Memorandum: On appeal from an order determining that he is a level three risk pursuant to the Sex Offender Registration Act ([SORA] Correction Law § 168 et seq.), defendant contends that County Court's determination of his risk level is not supported by the requisite clear and convincing evidence (see § 168-n [3]). We reject that contention. The court properly assessed points under the factor based on the age of the victim, who was 10 years old at the time of the incident. The court also properly assessed points under the factor based on the physical helplessness of the victim because she was asleep during the beginning portion of the sexual assault and thus was physically helpless (see People v Frisbee, 3 Misc 3d 507, 510 [2004]). Also contrary to defendant's contention, the court properly assessed points under the factor for drug and alcohol abuse. The record establishes that defendant previously had been arrested and pleaded guilty to driving while intoxicated, and he admitted that he had a history of alcohol and marihuana use that continued into his adulthood. Although defendant asserts that he has abstained from substance use in recent years, he failed to present " 'clear and convincing evidence of the existence of special circumstance[s] to warrant . . . [a] downward departure' . . . from the presumptive risk level" (People v Hamelinck, 23 AD3d 1060, 1060 [2005], quoting People v Guaman, 8 AD3d 545, 545 [2004]).

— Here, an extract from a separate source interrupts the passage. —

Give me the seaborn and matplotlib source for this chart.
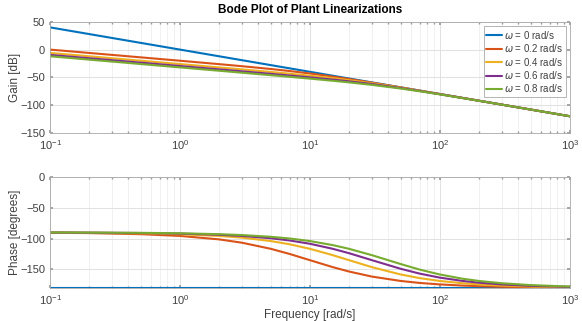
import numpy as np
import pandas as pd
import seaborn as sns
import matplotlib.pyplot as plt

# frequencies [rad/s] at which the curves were read
freq = [0.1, 0.2, 0.5, 1, 2, 3, 5, 7, 10, 15, 20, 30, 50, 70, 100, 150, 200, 300, 500, 1000]

labels = [r"$\omega$ = 0 rad/s", r"$\omega$ = 0.2 rad/s", r"$\omega$ = 0.4 rad/s",
          r"$\omega$ = 0.6 rad/s", r"$\omega$ = 0.8 rad/s"]
colors = ["#0072BD", "#D95319", "#EDB120", "#7E2F8E", "#77AC30"]

# gain [dB]
gain_w0 = [40, 27.96, 12.04, 0, -12.04, -19.08, -27.96, -33.80, -40, -47.04, -52.04,
           -59.08, -67.96, -73.80, -80, -87.04, -92.04, -99.08, -107.96, -120]
gain_w02 = [0, -6.02, -13.99, -20.04, -26.19, -29.91, -34.95, -38.63, -43.01, -48.64, -53.01,
            -59.54, -68.13, -73.89, -80.04, -87.06, -92.05, -99.09, -107.96, -120.0]
gain_w04 = [-6.02, -12.04, -20.00, -26.03, -32.08, -35.66, -40.26, -43.42, -46.99, -51.48, -55.05,
            -60.68, -68.60, -74.14, -80.17, -87.12, -92.08, -99.10, -107.97, -120.0]
gain_w06 = [-9.54, -15.56, -23.52, -29.55, -35.58, -39.13, -43.64, -46.67, -50.00, -54.03, -57.16,
            -62.09, -69.29, -74.53, -80.37, -87.21, -92.14, -99.13, -107.98, -120.0]
gain_w08 = [-12.04, -18.06, -26.02, -32.04, -38.07, -41.61, -46.09, -49.07, -52.30, -56.13, -59.03,
            -63.52, -70.11, -75.03, -80.64, -87.34, -92.21, -99.16, -107.99, -120.0]

# phase [deg]
phase_w0 = [-180] * 20
phase_w02 = [-90.6, -91.1, -92.9, -95.7, -101.3, -106.7, -116.6, -125.0, -135.0, -146.3, -153.4,
             -161.6, -168.7, -171.9, -174.3, -176.2, -177.1, -178.1, -178.9, -179.4]
phase_w04 = [-90.3, -90.6, -91.4, -92.9, -95.7, -98.5, -104.0, -109.3, -116.6, -126.9, -135.0,
             -146.3, -158.2, -164.1, -168.7, -172.4, -174.3, -176.2, -177.7, -178.9]
phase_w06 = [-90.2, -90.4, -91.0, -91.9, -93.8, -95.7, -99.5, -103.1, -108.4, -116.6, -123.7,
             -135.0, -149.0, -156.8, -163.3, -168.7, -171.5, -174.3, -176.6, -178.3]
phase_w08 = [-90.1, -90.3, -90.7, -91.4, -92.9, -94.3, -97.1, -99.9, -104.0, -110.6, -116.6,
             -126.9, -141.3, -150.3, -158.2, -165.1, -168.7, -172.4, -175.4, -177.7]

gains = [gain_w0, gain_w02, gain_w04, gain_w06, gain_w08]
phases = [phase_w0, phase_w02, phase_w04, phase_w06, phase_w08]

rows = []
for lab, g, p in zip(labels, gains, phases):
    for f, gv, pv in zip(freq, g, p):
        rows.append({"freq": f, "gain": gv, "phase": pv, "case": lab})
df = pd.DataFrame(rows)

sns.set_theme(style="ticks")
plt.rcParams["font.family"] = ["Liberation Sans", "DejaVu Sans"]
plt.rcParams["mathtext.fontset"] = "dejavusans"

fig = plt.figure(figsize=(5.82, 3.21), dpi=100)
ax1 = fig.add_axes([0.086, 0.586, 0.893, 0.346])
ax2 = fig.add_axes([0.086, 0.103, 0.893, 0.346])

sns.lineplot(data=df, x="freq", y="gain", hue="case", palette=colors, linewidth=1.5,
             ax=ax1, sort=False)
sns.lineplot(data=df, x="freq", y="phase", hue="case", palette=colors, linewidth=1.5,
             ax=ax2, sort=False, legend=False)

txt = "#404040"
for ax in (ax1, ax2):
    ax.set_xscale("log")
    ax.set_xlim(0.1, 1000)
    ax.grid(True, which="major", color="#dcdcdc", linewidth=0.6)
    ax.grid(True, which="minor", color="#ececec", linewidth=0.5)
    ax.tick_params(which="both", direction="in", labelsize=8, colors="#9a9a9a",
                   labelcolor=txt, length=2.5, top=True, right=True)
    ax.tick_params(which="minor", length=1.5)
    for s in ax.spines.values():
        s.set_visible(True)
        s.set_color("#a8a8a8")
        s.set_linewidth(0.6)
    ax.set_axisbelow(True)

ax1.set_ylim(-150, 50)
ax1.set_yticks([-150, -100, -50, 0, 50])
ax1.set_xlabel("")
ax1.set_ylabel("Gain [dB]", fontsize=8.5, color=txt)
ax1.yaxis.set_label_coords(-0.056, 0.5)
ax1.set_title("Bode Plot of Plant Linearizations", fontsize=8.5, fontweight="bold",
              color="#000000", pad=6)

ax2.set_ylim(-180, 0)
ax2.set_yticks([-150, -100, -50, 0])
ax2.set_xlabel("Frequency [rad/s]", fontsize=8.5, color=txt, labelpad=2)
ax2.set_ylabel("Phase [degrees]", fontsize=8.5, color=txt)
ax2.yaxis.set_label_coords(-0.056, 0.5)

leg = ax1.legend(loc="upper right", fontsize=7, handlelength=1.6, handletextpad=0.2,
                 labelspacing=0.15, borderpad=0.3, fancybox=False, framealpha=1,
                 borderaxespad=0.4)
leg.get_frame().set_edgecolor("#a8a8a8")
leg.get_frame().set_linewidth(0.6)
for t in leg.get_texts():
    t.set_color(txt)

fig.savefig("out.png", dpi=100)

Finally, we conclude that the court properly determined that defendant engaged in improper conduct while confined. SORA permits the court to consider reliable hearsay evidence in determining the proper classification (see Correction Law § 168-n [3]; People v Dort, 18 AD3d 23, 25 [2005], lv denied 4 NY3d 885 [2005]). Here, the case summary, which constitutes reliable hearsay, sets forth that defendant committed a Tier III sex offense that resulted in his placement in a special housing unit. Present—Pigott, Jr., P.J., Hurlbutt, Scudder, Gorski and Green, JJ.